#### [Exercise requirements]
Start at the line where "What seaborn and" appears and end at the line where "a_sh2_star = [0, 0, 0, 0, 1, 1]" appears; repeat those lines exactly, both ends included, leaving pictures behind.

#### [Extracted information]
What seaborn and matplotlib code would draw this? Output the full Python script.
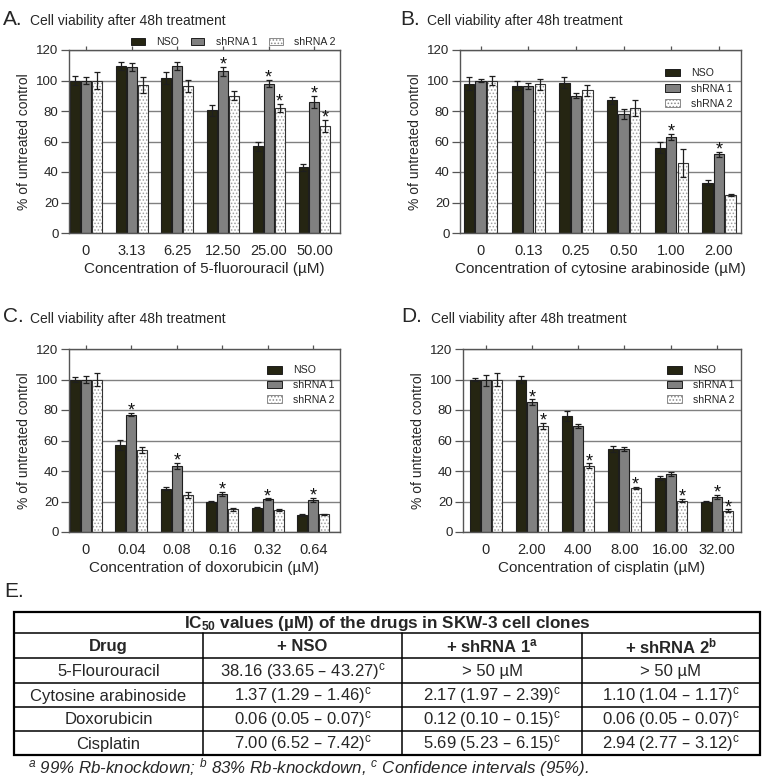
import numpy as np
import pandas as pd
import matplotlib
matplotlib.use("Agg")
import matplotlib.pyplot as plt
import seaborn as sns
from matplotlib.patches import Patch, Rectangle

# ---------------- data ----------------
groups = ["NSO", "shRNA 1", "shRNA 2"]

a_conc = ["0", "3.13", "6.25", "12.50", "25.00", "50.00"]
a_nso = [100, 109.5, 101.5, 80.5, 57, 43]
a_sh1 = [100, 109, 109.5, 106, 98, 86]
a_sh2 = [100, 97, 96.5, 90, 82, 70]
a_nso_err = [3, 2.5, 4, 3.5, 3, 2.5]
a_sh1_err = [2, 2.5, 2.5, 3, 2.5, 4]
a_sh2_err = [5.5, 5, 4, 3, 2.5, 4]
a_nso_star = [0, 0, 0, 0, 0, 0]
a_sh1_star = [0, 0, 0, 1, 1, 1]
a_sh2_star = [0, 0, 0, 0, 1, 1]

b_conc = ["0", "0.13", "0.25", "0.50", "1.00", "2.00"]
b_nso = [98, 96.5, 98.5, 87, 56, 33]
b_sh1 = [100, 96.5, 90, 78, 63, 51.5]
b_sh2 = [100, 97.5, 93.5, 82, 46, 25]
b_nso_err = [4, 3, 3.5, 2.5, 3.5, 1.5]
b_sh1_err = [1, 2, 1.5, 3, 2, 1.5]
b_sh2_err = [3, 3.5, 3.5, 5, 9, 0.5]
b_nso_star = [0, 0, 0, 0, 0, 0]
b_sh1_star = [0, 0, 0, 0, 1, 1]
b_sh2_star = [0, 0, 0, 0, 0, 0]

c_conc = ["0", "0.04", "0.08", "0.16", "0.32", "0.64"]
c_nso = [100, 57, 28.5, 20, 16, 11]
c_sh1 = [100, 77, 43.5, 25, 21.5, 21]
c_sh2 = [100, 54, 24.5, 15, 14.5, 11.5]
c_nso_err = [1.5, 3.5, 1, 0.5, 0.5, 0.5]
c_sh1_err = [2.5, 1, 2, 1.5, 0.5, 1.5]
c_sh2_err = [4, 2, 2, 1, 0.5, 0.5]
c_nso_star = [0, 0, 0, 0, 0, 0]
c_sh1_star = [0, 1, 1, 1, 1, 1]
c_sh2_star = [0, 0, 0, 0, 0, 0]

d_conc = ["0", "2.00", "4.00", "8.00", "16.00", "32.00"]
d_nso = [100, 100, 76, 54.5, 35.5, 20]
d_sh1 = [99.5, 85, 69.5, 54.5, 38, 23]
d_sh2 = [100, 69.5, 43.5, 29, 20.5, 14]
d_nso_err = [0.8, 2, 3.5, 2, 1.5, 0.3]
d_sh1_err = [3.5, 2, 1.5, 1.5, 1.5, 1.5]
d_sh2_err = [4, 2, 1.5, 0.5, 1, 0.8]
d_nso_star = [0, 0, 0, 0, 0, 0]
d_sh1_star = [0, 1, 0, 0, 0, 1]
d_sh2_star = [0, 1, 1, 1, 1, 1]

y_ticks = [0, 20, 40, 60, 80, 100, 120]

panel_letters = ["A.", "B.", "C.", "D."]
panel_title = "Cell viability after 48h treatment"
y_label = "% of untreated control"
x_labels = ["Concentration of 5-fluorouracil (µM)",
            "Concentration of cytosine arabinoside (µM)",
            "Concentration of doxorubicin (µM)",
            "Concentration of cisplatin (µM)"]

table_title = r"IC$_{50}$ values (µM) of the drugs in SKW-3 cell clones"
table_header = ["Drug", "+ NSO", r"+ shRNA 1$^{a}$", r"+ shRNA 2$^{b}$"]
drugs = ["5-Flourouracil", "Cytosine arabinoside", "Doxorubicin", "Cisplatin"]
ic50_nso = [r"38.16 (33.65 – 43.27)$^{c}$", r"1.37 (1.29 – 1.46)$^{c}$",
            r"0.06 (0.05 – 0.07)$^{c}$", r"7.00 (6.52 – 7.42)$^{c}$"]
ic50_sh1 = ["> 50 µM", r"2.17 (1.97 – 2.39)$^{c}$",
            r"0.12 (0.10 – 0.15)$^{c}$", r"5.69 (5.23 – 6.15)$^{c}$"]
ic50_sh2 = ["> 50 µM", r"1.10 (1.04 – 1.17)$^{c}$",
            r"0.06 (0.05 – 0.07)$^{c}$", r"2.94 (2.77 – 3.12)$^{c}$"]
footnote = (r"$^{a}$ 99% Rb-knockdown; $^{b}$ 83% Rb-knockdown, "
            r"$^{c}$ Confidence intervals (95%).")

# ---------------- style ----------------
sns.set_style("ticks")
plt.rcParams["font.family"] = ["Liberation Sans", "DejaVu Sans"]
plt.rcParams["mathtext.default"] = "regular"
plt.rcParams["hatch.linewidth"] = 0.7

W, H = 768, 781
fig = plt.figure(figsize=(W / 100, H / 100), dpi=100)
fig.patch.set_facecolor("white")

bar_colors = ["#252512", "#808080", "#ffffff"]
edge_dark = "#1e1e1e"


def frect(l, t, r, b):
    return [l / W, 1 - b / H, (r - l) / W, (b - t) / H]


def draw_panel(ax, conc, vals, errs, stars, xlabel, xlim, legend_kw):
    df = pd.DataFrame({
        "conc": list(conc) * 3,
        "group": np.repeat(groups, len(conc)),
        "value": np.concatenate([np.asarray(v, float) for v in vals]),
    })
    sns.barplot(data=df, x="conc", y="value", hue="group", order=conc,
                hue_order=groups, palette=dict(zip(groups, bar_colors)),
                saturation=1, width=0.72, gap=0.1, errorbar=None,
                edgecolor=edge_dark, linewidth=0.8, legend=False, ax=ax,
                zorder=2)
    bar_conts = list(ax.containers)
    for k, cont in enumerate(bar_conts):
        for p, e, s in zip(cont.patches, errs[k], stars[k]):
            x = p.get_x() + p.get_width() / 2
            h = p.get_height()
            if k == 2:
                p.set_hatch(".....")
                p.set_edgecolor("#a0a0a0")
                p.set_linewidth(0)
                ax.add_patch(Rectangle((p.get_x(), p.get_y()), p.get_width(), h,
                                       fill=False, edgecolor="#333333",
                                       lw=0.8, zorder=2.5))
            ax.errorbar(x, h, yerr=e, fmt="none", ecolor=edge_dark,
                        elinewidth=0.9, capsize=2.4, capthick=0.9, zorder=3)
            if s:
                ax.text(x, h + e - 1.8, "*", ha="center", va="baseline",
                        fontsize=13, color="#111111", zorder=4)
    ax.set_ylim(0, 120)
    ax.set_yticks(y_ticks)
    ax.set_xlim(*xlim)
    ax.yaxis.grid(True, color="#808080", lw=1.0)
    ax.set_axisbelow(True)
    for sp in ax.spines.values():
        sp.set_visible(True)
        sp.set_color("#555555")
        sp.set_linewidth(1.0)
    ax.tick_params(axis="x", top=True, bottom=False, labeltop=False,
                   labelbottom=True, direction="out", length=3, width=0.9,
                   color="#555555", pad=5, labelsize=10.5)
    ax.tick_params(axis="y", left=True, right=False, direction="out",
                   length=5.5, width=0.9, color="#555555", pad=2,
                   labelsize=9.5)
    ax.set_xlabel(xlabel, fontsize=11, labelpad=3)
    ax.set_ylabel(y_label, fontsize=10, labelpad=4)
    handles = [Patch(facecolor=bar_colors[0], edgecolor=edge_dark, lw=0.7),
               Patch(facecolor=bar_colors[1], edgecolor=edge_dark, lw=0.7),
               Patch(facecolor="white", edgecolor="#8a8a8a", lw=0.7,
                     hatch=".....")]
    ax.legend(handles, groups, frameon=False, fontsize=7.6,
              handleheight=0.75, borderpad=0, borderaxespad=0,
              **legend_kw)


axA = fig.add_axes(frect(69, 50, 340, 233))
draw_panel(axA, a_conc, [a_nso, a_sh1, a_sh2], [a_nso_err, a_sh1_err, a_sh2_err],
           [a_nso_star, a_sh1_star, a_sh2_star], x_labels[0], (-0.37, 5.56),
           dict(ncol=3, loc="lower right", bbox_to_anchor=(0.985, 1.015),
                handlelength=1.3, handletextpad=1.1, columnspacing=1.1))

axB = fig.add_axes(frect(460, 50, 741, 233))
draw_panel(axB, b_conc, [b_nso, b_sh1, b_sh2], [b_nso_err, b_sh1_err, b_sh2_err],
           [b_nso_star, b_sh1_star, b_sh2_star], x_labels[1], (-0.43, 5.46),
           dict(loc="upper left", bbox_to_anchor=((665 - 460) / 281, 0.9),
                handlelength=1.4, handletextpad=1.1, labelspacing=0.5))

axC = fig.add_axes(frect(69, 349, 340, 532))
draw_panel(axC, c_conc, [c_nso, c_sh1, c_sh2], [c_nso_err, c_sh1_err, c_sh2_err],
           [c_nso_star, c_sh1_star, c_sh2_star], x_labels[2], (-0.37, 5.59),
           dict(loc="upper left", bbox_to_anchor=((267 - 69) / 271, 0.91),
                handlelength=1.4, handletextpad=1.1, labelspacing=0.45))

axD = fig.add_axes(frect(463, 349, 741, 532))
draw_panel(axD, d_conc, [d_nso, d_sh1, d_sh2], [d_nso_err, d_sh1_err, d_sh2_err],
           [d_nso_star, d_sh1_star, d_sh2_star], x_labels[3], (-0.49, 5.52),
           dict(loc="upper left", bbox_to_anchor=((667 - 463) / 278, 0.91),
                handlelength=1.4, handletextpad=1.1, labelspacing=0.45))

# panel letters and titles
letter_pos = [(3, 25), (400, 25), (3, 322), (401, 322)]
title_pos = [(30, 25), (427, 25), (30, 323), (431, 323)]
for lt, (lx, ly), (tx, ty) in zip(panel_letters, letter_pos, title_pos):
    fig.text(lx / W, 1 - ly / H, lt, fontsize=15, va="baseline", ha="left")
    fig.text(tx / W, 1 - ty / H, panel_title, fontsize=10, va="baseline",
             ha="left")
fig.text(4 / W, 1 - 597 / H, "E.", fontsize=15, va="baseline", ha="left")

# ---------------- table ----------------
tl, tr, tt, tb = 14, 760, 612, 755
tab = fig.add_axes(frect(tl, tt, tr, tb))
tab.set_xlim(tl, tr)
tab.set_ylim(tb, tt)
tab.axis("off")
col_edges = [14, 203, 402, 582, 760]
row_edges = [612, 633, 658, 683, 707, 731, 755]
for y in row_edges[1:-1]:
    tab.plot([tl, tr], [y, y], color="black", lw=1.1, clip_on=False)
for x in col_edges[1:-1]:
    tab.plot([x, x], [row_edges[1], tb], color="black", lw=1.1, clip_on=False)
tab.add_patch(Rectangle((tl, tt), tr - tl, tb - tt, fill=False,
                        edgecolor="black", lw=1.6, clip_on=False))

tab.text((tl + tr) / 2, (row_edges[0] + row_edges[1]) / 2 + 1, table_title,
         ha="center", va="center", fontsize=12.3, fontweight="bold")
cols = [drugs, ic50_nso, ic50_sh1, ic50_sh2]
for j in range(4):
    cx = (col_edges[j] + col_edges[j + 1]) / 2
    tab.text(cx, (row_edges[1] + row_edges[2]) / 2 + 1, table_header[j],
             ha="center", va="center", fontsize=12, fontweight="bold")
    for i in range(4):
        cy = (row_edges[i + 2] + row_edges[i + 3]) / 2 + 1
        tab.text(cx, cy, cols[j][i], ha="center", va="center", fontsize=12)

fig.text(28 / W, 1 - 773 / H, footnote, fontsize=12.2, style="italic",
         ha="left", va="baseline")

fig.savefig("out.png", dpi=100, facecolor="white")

...

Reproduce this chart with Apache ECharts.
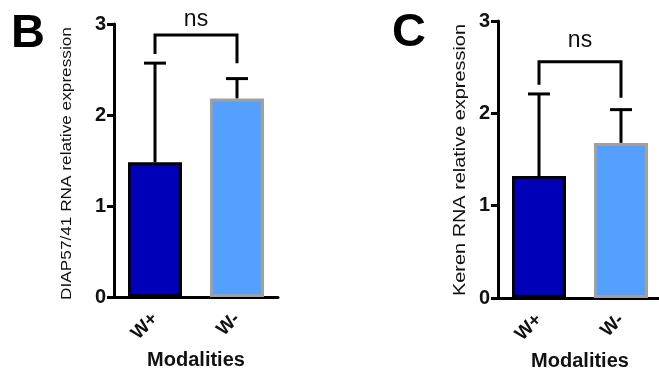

==

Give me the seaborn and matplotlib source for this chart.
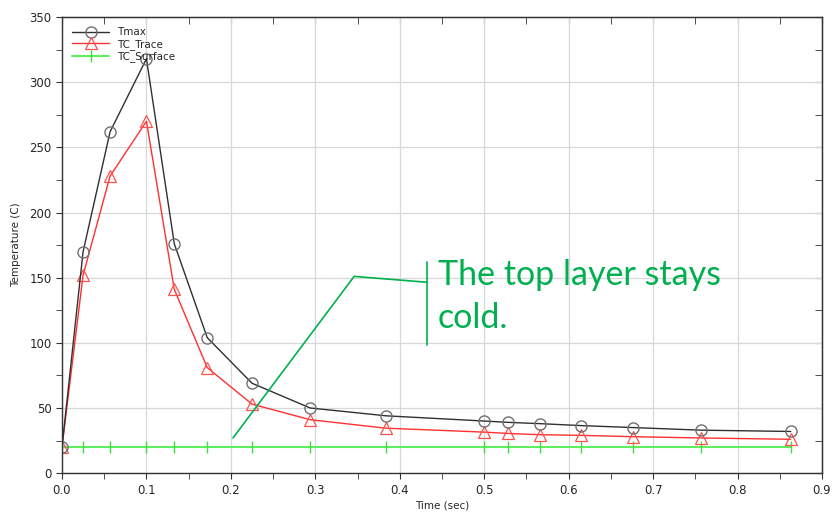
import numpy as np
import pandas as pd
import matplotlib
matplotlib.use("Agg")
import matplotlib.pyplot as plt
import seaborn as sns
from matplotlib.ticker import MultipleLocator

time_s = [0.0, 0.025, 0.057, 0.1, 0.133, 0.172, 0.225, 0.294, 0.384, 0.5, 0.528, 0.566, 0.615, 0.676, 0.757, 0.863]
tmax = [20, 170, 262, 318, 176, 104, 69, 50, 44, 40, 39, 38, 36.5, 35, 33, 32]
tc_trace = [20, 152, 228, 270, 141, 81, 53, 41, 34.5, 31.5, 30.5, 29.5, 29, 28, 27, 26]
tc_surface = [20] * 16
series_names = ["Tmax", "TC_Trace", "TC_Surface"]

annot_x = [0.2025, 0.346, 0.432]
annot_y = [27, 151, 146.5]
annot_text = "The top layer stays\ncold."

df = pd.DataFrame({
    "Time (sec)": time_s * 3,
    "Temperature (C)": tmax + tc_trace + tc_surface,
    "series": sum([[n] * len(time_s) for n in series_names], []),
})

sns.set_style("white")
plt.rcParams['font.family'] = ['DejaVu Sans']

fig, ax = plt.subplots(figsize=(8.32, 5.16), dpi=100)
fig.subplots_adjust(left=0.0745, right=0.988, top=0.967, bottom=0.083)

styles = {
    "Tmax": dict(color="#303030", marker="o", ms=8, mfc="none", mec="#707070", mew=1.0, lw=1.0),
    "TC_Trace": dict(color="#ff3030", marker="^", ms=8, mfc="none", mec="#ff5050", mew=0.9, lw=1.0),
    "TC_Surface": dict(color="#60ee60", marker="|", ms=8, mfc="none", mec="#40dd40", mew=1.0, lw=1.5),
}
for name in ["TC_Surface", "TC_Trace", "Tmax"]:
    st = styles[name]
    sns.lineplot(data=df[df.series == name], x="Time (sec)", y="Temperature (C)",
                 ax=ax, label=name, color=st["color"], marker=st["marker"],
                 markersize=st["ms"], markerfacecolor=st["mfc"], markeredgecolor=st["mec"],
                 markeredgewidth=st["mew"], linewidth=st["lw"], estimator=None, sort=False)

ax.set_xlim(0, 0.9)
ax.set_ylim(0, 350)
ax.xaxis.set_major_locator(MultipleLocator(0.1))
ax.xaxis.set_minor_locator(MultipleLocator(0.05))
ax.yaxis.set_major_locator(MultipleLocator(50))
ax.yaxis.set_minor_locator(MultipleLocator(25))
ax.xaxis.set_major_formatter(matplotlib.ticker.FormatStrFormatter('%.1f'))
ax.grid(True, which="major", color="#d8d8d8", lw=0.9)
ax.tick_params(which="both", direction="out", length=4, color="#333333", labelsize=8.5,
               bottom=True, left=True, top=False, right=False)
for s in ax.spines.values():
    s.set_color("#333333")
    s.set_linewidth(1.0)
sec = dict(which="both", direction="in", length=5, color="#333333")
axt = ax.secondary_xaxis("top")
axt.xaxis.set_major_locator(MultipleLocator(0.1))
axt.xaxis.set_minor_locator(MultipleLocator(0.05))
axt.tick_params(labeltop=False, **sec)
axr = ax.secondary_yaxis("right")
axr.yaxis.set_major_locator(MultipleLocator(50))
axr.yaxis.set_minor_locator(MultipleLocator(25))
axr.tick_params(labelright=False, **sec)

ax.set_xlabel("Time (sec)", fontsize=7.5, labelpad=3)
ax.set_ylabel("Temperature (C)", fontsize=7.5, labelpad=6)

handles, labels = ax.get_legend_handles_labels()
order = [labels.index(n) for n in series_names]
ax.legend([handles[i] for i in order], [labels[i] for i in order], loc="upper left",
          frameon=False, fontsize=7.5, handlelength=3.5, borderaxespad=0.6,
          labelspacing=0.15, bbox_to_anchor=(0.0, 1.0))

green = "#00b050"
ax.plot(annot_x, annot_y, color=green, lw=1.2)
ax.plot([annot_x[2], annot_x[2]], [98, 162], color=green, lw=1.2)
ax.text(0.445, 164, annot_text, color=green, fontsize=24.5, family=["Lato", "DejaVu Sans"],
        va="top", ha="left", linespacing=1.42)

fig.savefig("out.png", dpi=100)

#### [Output of the exercise]
What seaborn and matplotlib code would draw this? Output the full Python script.
import numpy as np
import pandas as pd
import matplotlib
matplotlib.use("Agg")
import matplotlib.pyplot as plt
import seaborn as sns
from matplotlib.patches import Patch, Rectangle

# ---------------- data ----------------
groups = ["NSO", "shRNA 1", "shRNA 2"]

a_conc = ["0", "3.13", "6.25", "12.50", "25.00", "50.00"]
a_nso = [100, 109.5, 101.5, 80.5, 57, 43]
a_sh1 = [100, 109, 109.5, 106, 98, 86]
a_sh2 = [100, 97, 96.5, 90, 82, 70]
a_nso_err = [3, 2.5, 4, 3.5, 3, 2.5]
a_sh1_err = [2, 2.5, 2.5, 3, 2.5, 4]
a_sh2_err = [5.5, 5, 4, 3, 2.5, 4]
a_nso_star = [0, 0, 0, 0, 0, 0]
a_sh1_star = [0, 0, 0, 1, 1, 1]
a_sh2_star = [0, 0, 0, 0, 1, 1]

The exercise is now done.